Good question - I wonder what the default breakdown of public vs. private shares for FB users are and how SERPs are weighting FB shares vs. tweets/retweets. Does anyone know what percentage of content on FB gets indexed?
I brought this up with the founder of SEOMoz during the follow-up to an interview last night when I noticed one of my sites doing exactly the same thing -- http://bit.ly/f5iFvV -- and it's really got me perplexed.
What's happening, I think, is that different social sources are providing Google Juice with different decay rates. Which sources have which rates? Your guess is as good as anybody else's. Ugh.
I wonder how complicated the entire business of figuring out how to tell people about your startup or your web article is going to get? The trajectory isn't looking too good.
I think it is more likely that a sudden twitter storm on a tail keyword triggers Query Deserves Freshness.
Example: there currently exists a bishop who will be the next pope. His web profile today is substantially smaller than BCC's, and is likely dominated by 200 word wiki articles, a page at his diocese, and perhaps some Time Magaxine profile from when there was speculation as to who would follow JP2.

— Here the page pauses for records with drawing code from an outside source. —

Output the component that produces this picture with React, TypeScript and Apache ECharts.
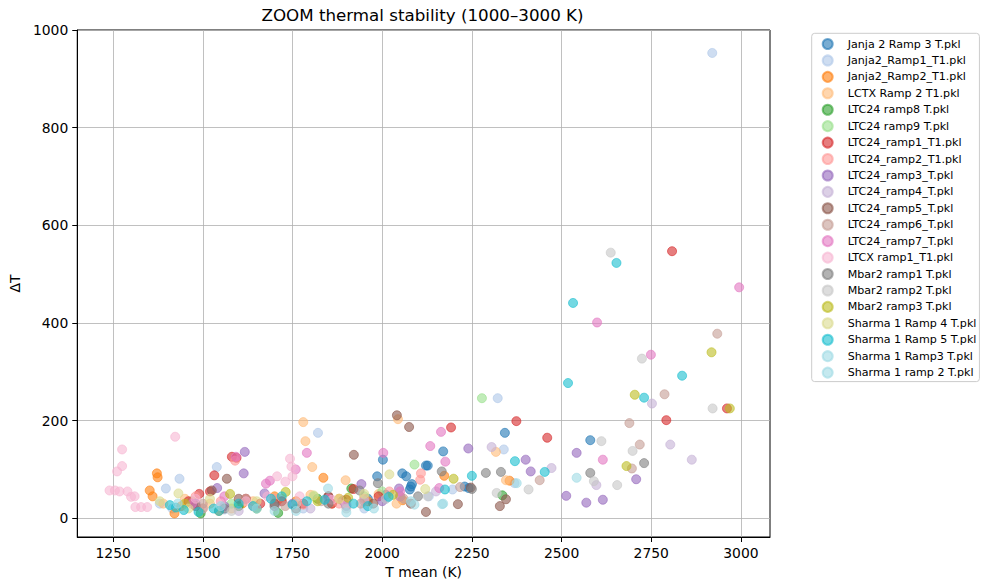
import React, { useEffect, useRef } from 'react';
import * as echarts from 'echarts';

const seriesNames = [
  'Janja 2 Ramp 3 T.pkl', 'Janja2_Ramp1_T1.pkl', 'Janja2_Ramp2_T1.pkl', 'LCTX Ramp 2 T1.pkl',
  'LTC24 ramp8 T.pkl', 'LTC24 ramp9 T.pkl', 'LTC24_ramp1_T1.pkl', 'LTC24_ramp2_T1.pkl',
  'LTC24_ramp3_T.pkl', 'LTC24_ramp4_T.pkl', 'LTC24_ramp5_T.pkl', 'LTC24_ramp6_T.pkl',
  'LTC24_ramp7_T.pkl', 'LTCX ramp1_T1.pkl', 'Mbar2 ramp1 T.pkl', 'Mbar2 ramp2 T.pkl',
  'Mbar2 ramp3 T.pkl', 'Sharma 1 Ramp 4 T.pkl', 'Sharma 1 Ramp 5 T.pkl', 'Sharma 1 Ramp3 T.pkl',
  'Sharma 1 ramp 2 T.pkl',
];

const seriesColors = [
  '#1f77b4', '#aec7e8', '#ff7f0e', '#ffbb78', '#2ca02c', '#98df8a', '#d62728', '#ff9896',
  '#9467bd', '#c5b0d5', '#8c564b', '#c49c94', '#e377c2', '#f7b6d2', '#7f7f7f', '#c7c7c7',
  '#bcbd22', '#dbdb8d', '#17becf', '#9edae5', '#9edae5',
];

// [T mean (K), ΔT]
const janja2Ramp3 = [[2002,120],[1986,86],[2056,92],[2067,86],[2083,70],[2077,59],[2122,108],[2342,175],[2170,137],[2127,108],[2580,160],[2241,62],[2080,65],[1960,40],[2010,48],[1890,36],[2230,65]];
const janja2Ramp1 = [[2920,953],[1821,175],[2322,246],[2339,141],[2369,72],[1435,81],[1539,105],[1397,61],[1380,30],[1415,20],[1480,25],[1560,18],[1650,22],[1720,35],[1780,20],[1900,28],[1950,20],[2010,40],[2196,59],[2130,45]];
const janja2Ramp2 = [[1372,92],[1374,84],[1352,57],[1421,10],[1836,83],[2057,37],[2173,87],[2355,77],[1360,45],[1440,25],[1500,20],[1545,15],[1610,30],[1700,45],[1760,35],[1880,40],[1960,35]];
const lctxRamp2 = [[1780,197],[1786,158],[1805,105],[1898,78],[2044,203],[2317,136],[2345,78],[1390,30],[1450,40],[1520,30],[1580,20],[1640,35],[1720,40],[1800,48],[1860,30],[1990,50],[2040,30]];
const ltc24Ramp8 = [[1494,10],[1710,11],[2335,47],[1914,61],[1600,25],[1820,40],[1650,20]];
const ltc24Ramp9 = [[2278,246],[2090,110],[1810,45],[1950,45],[1470,35],[1580,30],[2000,55]];
const ltc24Ramp1 = [[2808,547],[2792,201],[2961,225],[2374,199],[2460,165],[2192,186],[1581,126],[1594,124],[1532,88],[1490,50],[1460,35],[1520,55],[1620,40],[1660,30],[1720,35],[1780,30],[1850,45],[1900,38],[1920,60],[1990,45],[2050,45],[1860,30]];
const ltc24Ramp2 = [[2106,79],[2108,92],[1480,45],[1550,35],[1640,25],[1700,40],[1780,28],[1880,30],[1950,40],[2020,55],[1590,118]];
const ltc24Ramp3 = [[1617,136],[1614,92],[2240,143],[2400,120],[2414,96],[2542,134],[2513,46],[2569,32],[2615,38],[2708,80],[1942,70],[2047,61],[1672,51],[1480,30],[1540,62],[1560,25],[1750,30],[1900,25],[2000,35]];
const ltc24Ramp4 = [[2863,120],[2803,151],[2752,235],[2472,103],[2305,146],[2597,68],[1500,20],[1600,15],[1700,25],[1800,20],[1950,35],[2050,45],[2150,55]];
const ltc24Ramp5 = [[1567,81],[1525,57],[2041,211],[2075,187],[1921,130],[2122,13],[2211,29],[2328,25],[2345,39],[2247,63],[1600,40],[1700,30],[1850,45],[1975,30],[2080,30],[1480,25],[1760,20]];
const ltc24Ramp6 = [[2934,378],[2787,254],[2689,195],[2696,102],[2718,151],[2439,78],[2217,64],[1500,30],[1620,40],[1730,25],[1830,35],[1940,30],[2060,40]];
const ltc24Ramp7 = [[2995,473],[2599,401],[2749,335],[2615,120],[2164,177],[2134,148],[2176,116],[2159,62],[2003,134],[1790,134],[1759,100],[1687,77],[1676,71],[1592,126],[1470,30],[1560,45],[1850,40],[2050,55]];
const ltcxRamp1 = [[1423,167],[1275,141],[1275,107],[1261,96],[1240,57],[1255,57],[1268,55],[1290,55],[1300,44],[1310,45],[1312,23],[1328,23],[1345,23],[1743,122],[1747,106],[1707,86],[1750,86],[1730,75],[1480,40],[1550,30],[1620,35],[1680,45],[1770,45],[1860,38],[1900,30]];
const mbar2Ramp1 = [[2166,96],[2289,93],[2331,95],[2580,93],[2730,113],[1988,72],[1937,57],[1560,20],[1700,25],[1850,30],[2100,45],[2250,60]];
const mbar2Ramp2 = [[2637,544],[2921,225],[2611,158],[2698,138],[2655,68],[2724,327],[2590,76],[2408,59],[2319,52],[2127,45],[1580,15],[1760,30],[1900,20],[2010,40]];
const mbar2Ramp3 = [[2918,340],[2704,253],[2969,225],[2681,107],[2199,81],[1905,42],[1731,54],[1576,50],[1450,30],[1820,35],[2030,48]];
const sharma1Ramp4 = [[1432,51],[1809,47],[2020,90],[1380,35],[1460,20],[1520,40],[1650,35],[1880,40],[1950,50],[2120,60]];
const sharma1Ramp5 = [[2653,523],[2532,441],[2518,277],[2836,292],[2730,247],[2370,117],[2453,95],[2250,87],[2175,59],[2018,44],[1408,27],[1425,22],[1447,17],[1488,13],[1530,20],[1545,15],[1600,30],[1640,25],[1690,40],[1720,45],[1750,28],[1790,35],[1840,38],[1920,30],[1960,25]];
const sharma1Ramp3 = [[2167,29],[2542,83],[1849,61],[1977,20],[2375,72],[1430,30],[1650,20],[1760,15],[2080,35]];
const sharma1Ramp2 = [[2090,28],[1900,12],[1700,15],[1550,25],[2170,30]];

const seriesData = [
  janja2Ramp3, janja2Ramp1, janja2Ramp2, lctxRamp2, ltc24Ramp8, ltc24Ramp9, ltc24Ramp1,
  ltc24Ramp2, ltc24Ramp3, ltc24Ramp4, ltc24Ramp5, ltc24Ramp6, ltc24Ramp7, ltcxRamp1,
  mbar2Ramp1, mbar2Ramp2, mbar2Ramp3, sharma1Ramp4, sharma1Ramp5, sharma1Ramp3, sharma1Ramp2,
];

const xTicks = [1250, 1500, 1750, 2000, 2250, 2500, 2750, 3000];
const yTicks = [0, 200, 400, 600, 800, 1000];

const FONT = 'DejaVu Sans';

export default function App() {
  const ref = useRef<HTMLDivElement>(null);
  useEffect(() => {
    const chart = echarts.init(ref.current!, null, { renderer: 'svg' });
    const axisCommon = {
      type: 'value' as const,
      axisLine: { show: true, onZero: false, lineStyle: { color: '#000', width: 1 } },
      axisTick: { show: true, length: 5, lineStyle: { color: '#000', width: 1 } },
      axisLabel: { color: '#000', fontFamily: FONT, fontSize: 13.9, margin: 9, formatter: (v: number) => String(v) },
      splitLine: { show: true, lineStyle: { color: '#b0b0b0', width: 0.8 } },
      nameTextStyle: { color: '#000', fontFamily: FONT, fontSize: 13.9 },
    };
    chart.setOption({
      animation: false,
      backgroundColor: '#fff',
      grid: { left: 75, right: 211, top: 30, bottom: 49, show: true, borderColor: '#000', borderWidth: 1, backgroundColor: 'transparent' },
      graphic: [
        { type: 'text', x: 422.5, y: 15, style: { text: 'ZOOM thermal stability (1000–3000 K)', fill: '#000', font: `16.7px "${FONT}"`, textAlign: 'center', textVerticalAlign: 'middle' } },
      ],
      xAxis: {
        ...axisCommon,
        min: 1150, max: 3081,
        name: 'T mean (K)', nameLocation: 'middle', nameGap: 28,
        axisLabel: { ...axisCommon.axisLabel, customValues: xTicks },
        axisTick: { ...axisCommon.axisTick, customValues: xTicks },
      },
      yAxis: {
        ...axisCommon,
        min: -38.3, max: 1000,
        name: 'ΔT', nameLocation: 'middle', nameGap: 47,
        axisLabel: { ...axisCommon.axisLabel, customValues: yTicks },
        axisTick: { ...axisCommon.axisTick, customValues: yTicks },
      },
      legend: {
        orient: 'vertical', left: 811.7, top: 33.3,
        padding: [4.7, 3, 3, 10],
        itemWidth: 10, itemHeight: 10, itemGap: 4.43,
        backgroundColor: '#fff', borderColor: '#cccccc', borderWidth: 1, borderRadius: 3,
        selectedMode: false,
        textStyle: { color: '#000', fontFamily: FONT, fontSize: 11.1, lineHeight: 12, padding: [0, 0, 0, 10] },
        data: seriesNames.map((n) => ({ name: n, icon: 'circle' })),
      },
      series: seriesNames.map((name, i) => ({
        name,
        type: 'scatter',
        data: seriesData[i],
        symbol: 'circle',
        symbolSize: 9,
        itemStyle: { color: seriesColors[i], opacity: 0.6, borderColor: seriesColors[i], borderWidth: 1 },
        emphasis: { disabled: true },
      })),
    });
    return () => chart.dispose();
  }, []);
  return <div ref={ref} style={{ position: 'fixed', left: 0, top: 0, width: 981, height: 586 }} />;
}
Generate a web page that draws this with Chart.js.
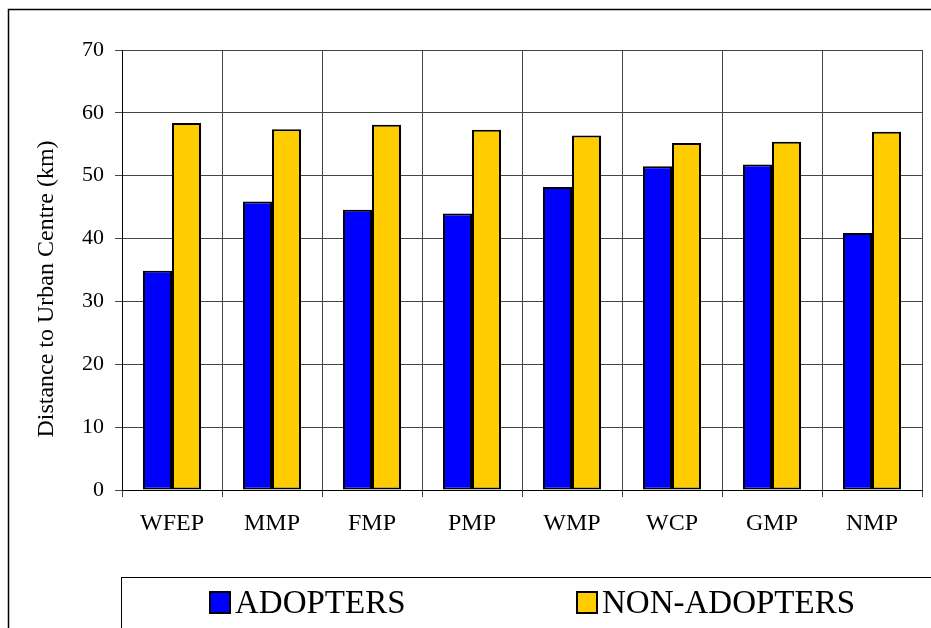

His Holiness will eventually pass away, which is going to ignite an immediate Worldwide News Event that will cause query volumes for the top ten candidates to skyrocket. Google wants to return fresh results for those (e.g. not the pages currently ranking). Using Twitter to trigger QDF gets that hours before the link graph will reflect the new speculation articles' popularity, without requiring manual intervention.
This is, of douse, just one signal. Google News feeds, the query spikes, and sudden radical increased appearance of branded terms on trusted pages all point to the conclusion.
Yeah I thought about QDF, and I sincerely hope you are correct. I could swear that things like links from HN are showing the same decay thing, though, just at a different speed. There have been a couple of sites that I started from scratch and only posted over here -- they showed the same kind of peak/falloff.
Of course, it's not an either-or situation. Both could be true.
So far only a week has passed and we seem to have settled into the #12 spot. But it will be really interesting to see if the ranking sticks around. Sadly with this case study being dropped into our laps we weren't set up to run it as a test and only have "after effect" data to go off of.
I have done this before, to maintain and improve the ranking get a few backlinks that match the phrase you have already now on Google. I have launched about 15 websites this way and keep good rankings. Google sees the initial feedback from the social sites, lists your site, but it will keep falling if you don't get some matching backlinks pronto. If you type into Google cheap social marketing I have the first site, I used these techniques to get listed and rank the site. However, what I am offering is overly complex and I don't believe people understand the value of knowing Google's trigger points, when they notice the social attention, when other sites start taking the twitter/etc posts and adding them to "social conversation" websites, etc. All of this feeds back into your organic ranking as long as it is relevant.
Given how unspecific the search term is, I can only assume that's because 94.58% of that traffic wasn't actually organic traffic, but was SEOmoz staff + people they talked to clicking on it.